Task to carry out ▸ Gather up all lines that carry the word "size".

* START Stored data *

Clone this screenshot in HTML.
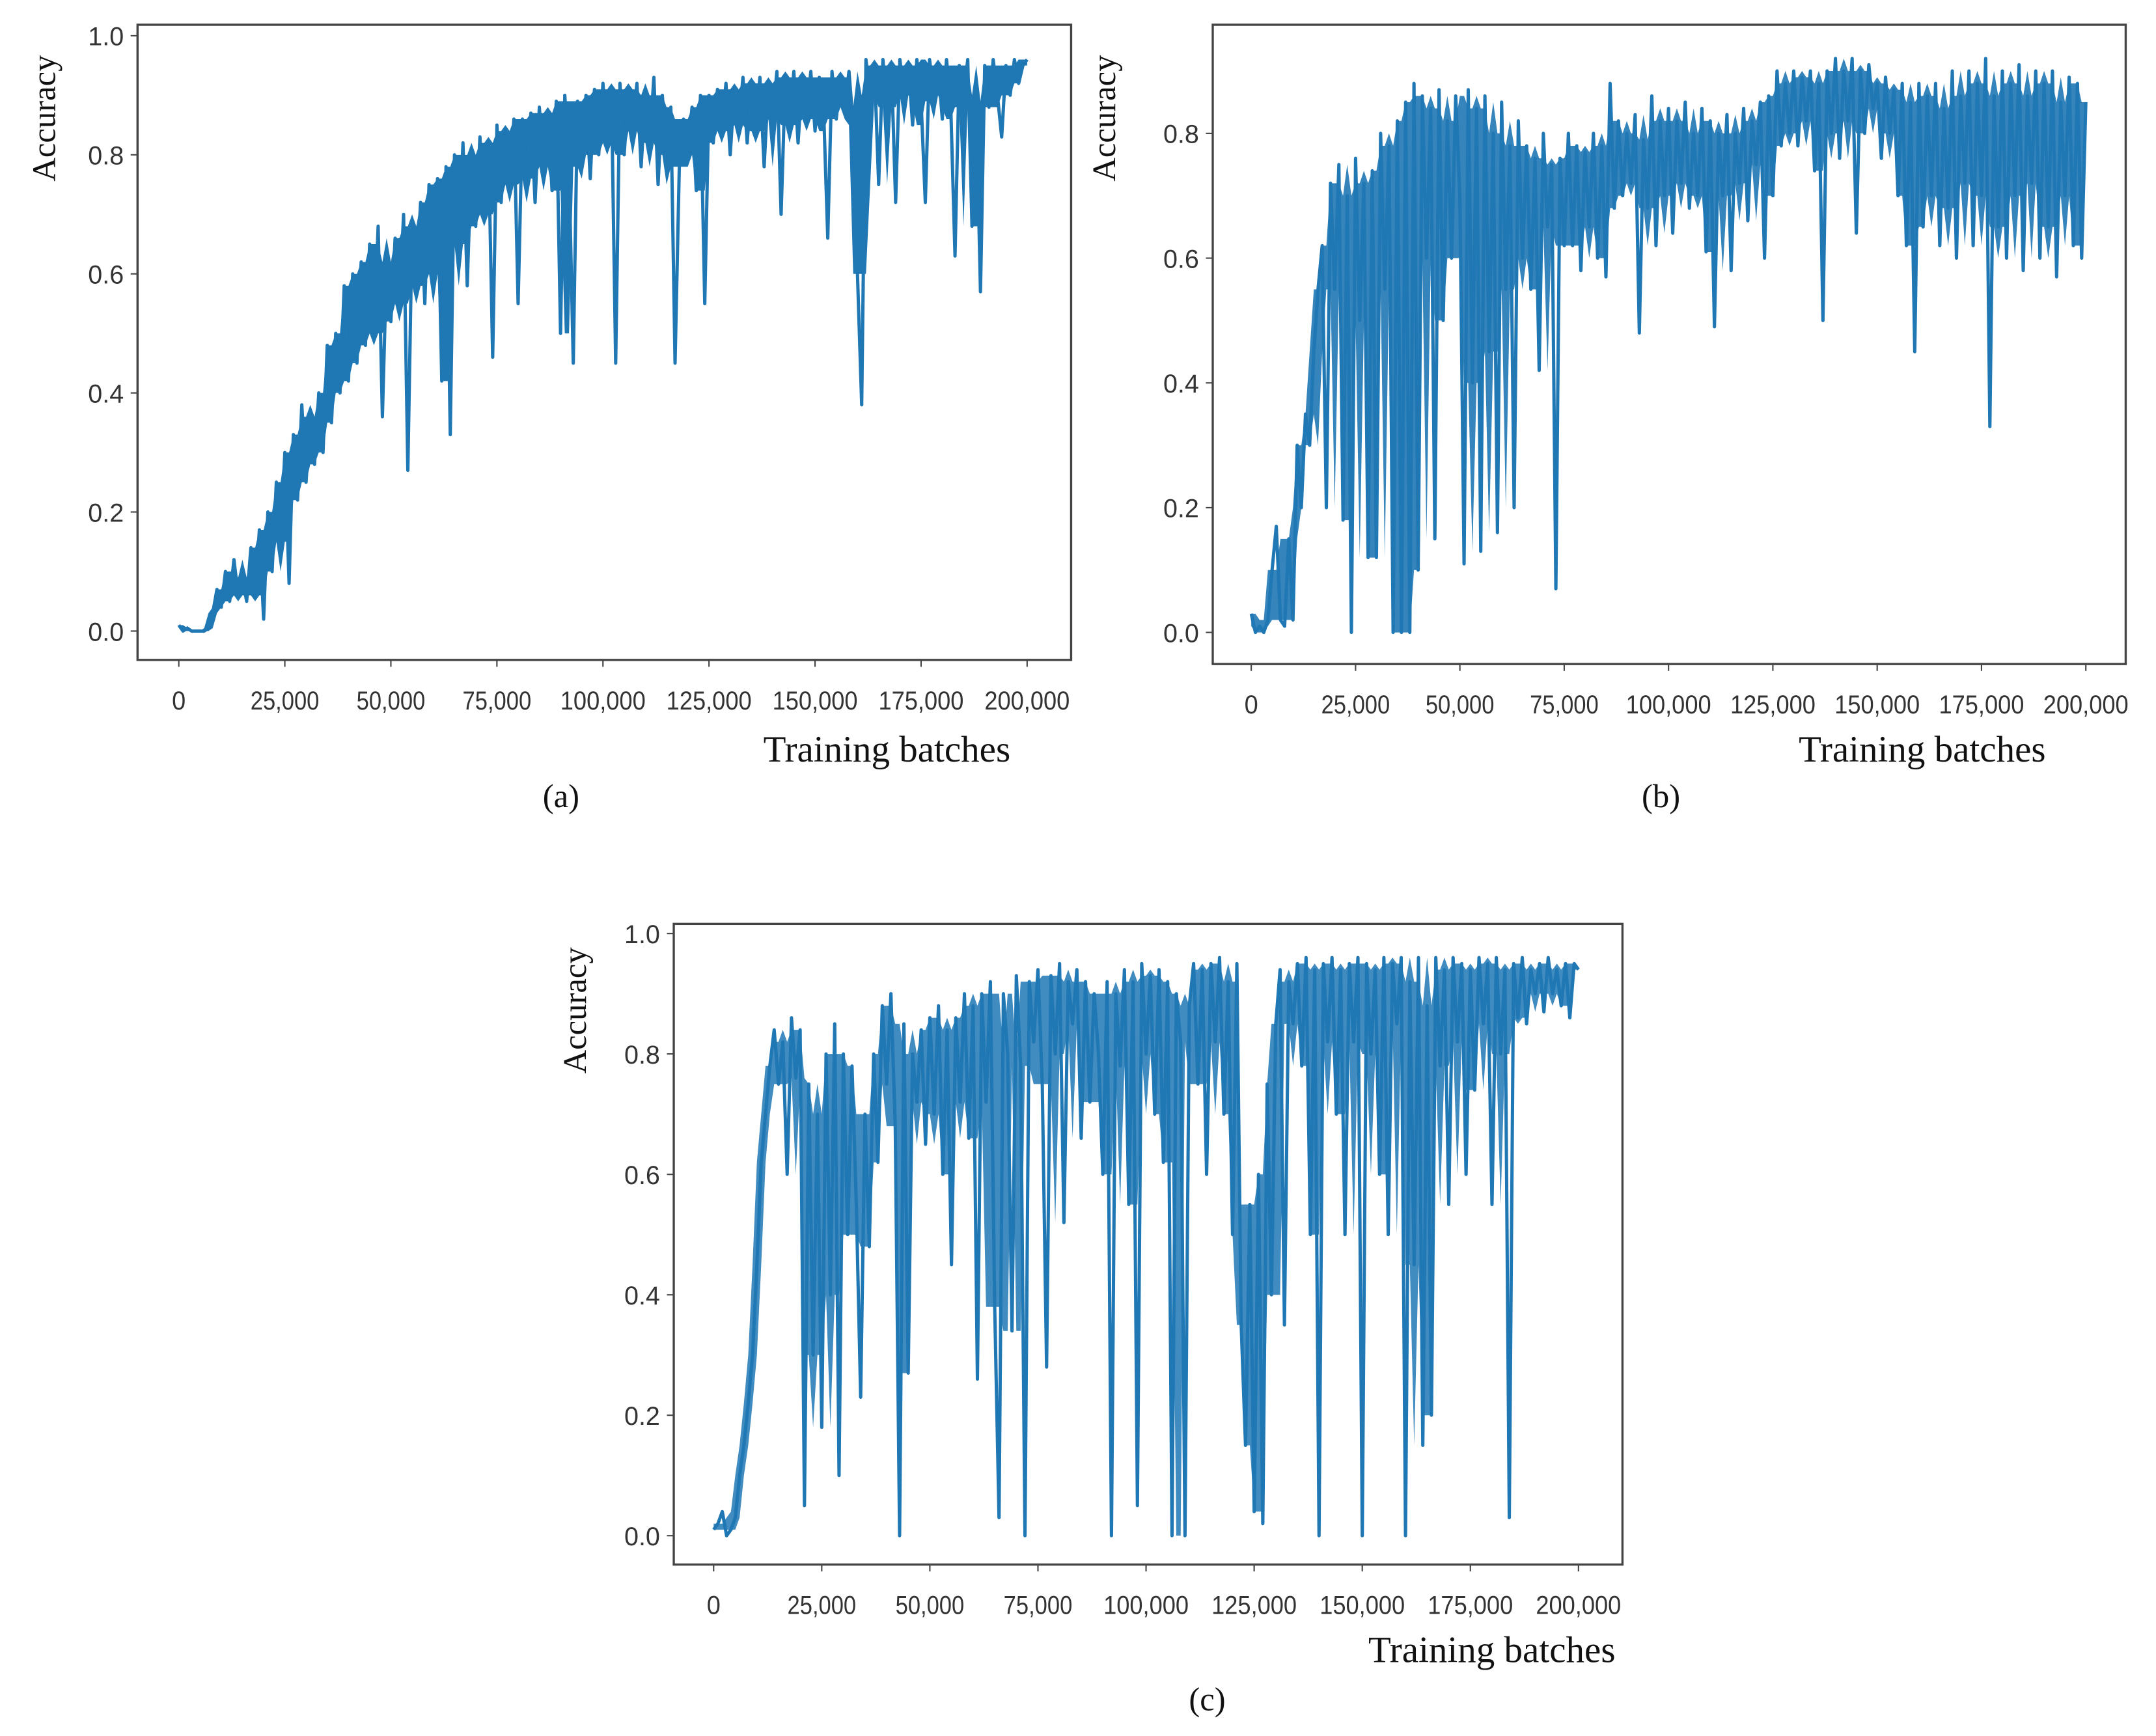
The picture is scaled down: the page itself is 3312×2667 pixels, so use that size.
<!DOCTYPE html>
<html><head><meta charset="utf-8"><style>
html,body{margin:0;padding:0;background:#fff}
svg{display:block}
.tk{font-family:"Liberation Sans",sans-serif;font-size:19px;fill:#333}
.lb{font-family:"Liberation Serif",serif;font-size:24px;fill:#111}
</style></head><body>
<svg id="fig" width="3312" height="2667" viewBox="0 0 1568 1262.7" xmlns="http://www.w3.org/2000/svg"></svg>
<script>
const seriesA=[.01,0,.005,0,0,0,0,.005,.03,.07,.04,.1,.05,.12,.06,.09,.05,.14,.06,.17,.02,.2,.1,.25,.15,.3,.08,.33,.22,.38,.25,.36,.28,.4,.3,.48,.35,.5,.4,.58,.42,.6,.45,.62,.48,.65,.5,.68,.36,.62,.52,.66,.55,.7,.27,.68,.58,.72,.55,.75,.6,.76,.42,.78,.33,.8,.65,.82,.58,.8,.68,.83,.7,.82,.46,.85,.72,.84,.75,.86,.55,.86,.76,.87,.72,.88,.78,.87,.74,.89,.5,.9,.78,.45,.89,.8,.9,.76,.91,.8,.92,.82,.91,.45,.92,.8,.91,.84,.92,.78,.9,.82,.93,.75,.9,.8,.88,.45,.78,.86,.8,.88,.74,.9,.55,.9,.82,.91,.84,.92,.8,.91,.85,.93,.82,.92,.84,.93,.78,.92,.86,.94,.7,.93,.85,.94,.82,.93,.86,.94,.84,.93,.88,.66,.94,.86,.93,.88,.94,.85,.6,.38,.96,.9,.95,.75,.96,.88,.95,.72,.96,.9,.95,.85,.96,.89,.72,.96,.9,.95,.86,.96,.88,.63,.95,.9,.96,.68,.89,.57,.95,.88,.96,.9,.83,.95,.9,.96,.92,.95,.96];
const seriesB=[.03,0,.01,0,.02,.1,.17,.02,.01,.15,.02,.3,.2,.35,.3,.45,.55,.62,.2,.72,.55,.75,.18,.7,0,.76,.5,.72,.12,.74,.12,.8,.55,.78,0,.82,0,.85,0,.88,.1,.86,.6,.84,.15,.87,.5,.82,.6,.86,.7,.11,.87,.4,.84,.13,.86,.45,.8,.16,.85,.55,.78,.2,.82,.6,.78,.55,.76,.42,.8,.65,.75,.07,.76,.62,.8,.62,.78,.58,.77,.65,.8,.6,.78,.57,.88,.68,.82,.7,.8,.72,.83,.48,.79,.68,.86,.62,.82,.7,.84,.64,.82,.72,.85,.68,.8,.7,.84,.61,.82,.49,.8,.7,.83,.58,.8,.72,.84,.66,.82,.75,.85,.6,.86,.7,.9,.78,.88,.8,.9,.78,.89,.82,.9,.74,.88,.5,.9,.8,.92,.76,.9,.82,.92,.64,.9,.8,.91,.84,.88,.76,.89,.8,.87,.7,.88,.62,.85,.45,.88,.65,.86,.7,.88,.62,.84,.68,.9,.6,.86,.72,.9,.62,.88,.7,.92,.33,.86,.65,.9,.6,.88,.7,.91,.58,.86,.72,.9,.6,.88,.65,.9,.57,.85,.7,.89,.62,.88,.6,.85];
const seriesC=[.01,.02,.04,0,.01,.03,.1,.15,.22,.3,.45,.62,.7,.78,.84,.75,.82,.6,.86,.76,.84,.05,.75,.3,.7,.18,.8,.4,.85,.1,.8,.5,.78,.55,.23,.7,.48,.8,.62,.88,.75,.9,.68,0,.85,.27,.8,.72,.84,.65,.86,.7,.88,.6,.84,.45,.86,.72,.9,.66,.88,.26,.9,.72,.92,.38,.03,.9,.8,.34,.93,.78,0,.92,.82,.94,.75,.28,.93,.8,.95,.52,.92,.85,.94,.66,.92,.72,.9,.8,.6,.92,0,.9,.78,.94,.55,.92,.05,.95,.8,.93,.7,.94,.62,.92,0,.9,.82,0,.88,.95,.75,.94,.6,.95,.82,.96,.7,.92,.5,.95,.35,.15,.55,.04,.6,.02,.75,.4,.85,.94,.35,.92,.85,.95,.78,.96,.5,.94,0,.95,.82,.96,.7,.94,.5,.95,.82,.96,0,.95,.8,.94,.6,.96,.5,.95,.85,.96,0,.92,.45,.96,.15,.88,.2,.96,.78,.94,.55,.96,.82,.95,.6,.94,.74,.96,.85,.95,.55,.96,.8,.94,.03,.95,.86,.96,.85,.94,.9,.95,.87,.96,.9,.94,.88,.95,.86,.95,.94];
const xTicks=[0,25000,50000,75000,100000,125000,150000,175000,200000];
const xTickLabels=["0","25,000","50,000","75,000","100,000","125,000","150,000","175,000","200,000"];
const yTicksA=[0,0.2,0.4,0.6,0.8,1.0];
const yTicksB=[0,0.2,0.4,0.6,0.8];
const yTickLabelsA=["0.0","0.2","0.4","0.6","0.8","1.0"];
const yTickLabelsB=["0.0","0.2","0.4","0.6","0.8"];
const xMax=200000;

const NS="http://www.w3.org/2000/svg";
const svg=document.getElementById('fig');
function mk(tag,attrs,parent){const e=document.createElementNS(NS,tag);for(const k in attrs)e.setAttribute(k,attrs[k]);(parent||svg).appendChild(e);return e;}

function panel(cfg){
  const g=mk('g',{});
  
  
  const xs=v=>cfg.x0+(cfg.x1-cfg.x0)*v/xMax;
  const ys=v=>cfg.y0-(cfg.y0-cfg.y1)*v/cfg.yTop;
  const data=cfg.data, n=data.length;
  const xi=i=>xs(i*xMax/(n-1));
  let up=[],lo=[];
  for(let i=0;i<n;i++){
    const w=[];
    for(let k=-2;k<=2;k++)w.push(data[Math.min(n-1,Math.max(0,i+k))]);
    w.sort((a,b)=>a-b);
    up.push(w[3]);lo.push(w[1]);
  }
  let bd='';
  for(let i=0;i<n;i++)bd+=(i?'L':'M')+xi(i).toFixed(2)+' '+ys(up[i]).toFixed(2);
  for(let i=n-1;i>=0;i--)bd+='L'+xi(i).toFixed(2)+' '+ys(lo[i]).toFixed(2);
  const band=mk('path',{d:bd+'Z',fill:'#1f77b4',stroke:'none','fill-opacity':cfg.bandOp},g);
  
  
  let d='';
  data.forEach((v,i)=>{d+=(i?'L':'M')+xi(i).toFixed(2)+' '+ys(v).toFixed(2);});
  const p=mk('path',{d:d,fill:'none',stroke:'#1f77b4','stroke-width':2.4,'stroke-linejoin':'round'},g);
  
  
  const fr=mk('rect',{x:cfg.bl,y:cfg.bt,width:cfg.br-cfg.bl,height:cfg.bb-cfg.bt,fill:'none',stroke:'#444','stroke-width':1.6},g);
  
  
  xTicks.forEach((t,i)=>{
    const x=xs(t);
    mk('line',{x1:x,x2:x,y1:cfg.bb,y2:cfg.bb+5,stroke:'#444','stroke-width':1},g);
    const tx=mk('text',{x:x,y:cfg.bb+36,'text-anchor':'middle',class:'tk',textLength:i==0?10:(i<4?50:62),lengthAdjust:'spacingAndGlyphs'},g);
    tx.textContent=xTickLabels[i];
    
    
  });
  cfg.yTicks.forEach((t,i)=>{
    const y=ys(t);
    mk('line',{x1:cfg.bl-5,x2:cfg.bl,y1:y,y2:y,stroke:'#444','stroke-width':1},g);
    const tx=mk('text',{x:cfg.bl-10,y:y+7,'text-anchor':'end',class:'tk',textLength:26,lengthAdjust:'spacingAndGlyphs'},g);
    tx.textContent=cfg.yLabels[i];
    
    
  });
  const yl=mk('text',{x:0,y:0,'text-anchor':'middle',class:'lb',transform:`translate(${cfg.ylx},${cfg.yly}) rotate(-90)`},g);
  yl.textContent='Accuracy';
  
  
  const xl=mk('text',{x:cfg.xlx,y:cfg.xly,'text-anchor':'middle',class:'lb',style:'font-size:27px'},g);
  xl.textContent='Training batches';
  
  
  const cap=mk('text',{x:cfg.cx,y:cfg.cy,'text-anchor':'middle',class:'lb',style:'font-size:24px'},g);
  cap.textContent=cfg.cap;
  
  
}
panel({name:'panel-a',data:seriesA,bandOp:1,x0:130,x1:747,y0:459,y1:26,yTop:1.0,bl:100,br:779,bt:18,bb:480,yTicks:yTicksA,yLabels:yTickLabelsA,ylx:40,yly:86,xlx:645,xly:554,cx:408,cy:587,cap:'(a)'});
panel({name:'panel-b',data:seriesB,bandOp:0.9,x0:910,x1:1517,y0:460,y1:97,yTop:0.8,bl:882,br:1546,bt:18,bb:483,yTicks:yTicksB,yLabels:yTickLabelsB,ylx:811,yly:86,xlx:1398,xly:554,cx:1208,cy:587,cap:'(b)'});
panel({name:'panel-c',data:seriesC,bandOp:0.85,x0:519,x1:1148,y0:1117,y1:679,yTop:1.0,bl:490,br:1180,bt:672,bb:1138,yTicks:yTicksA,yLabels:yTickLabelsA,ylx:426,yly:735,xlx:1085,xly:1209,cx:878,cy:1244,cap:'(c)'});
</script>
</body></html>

* END Stored data *

Full solution ▸
The picture is scaled down: the page itself is 3312×2667 pixels, so use that size.
.tk{font-family:"Liberation Sans",sans-serif;font-size:19px;fill:#333}
.lb{font-family:"Liberation Serif",serif;font-size:24px;fill:#111}
  const xl=mk('text',{x:cfg.xlx,y:cfg.xly,'text-anchor':'middle',class:'lb',style:'font-size:27px'},g);
  const cap=mk('text',{x:cfg.cx,y:cfg.cy,'text-anchor':'middle',class:'lb',style:'font-size:24px'},g);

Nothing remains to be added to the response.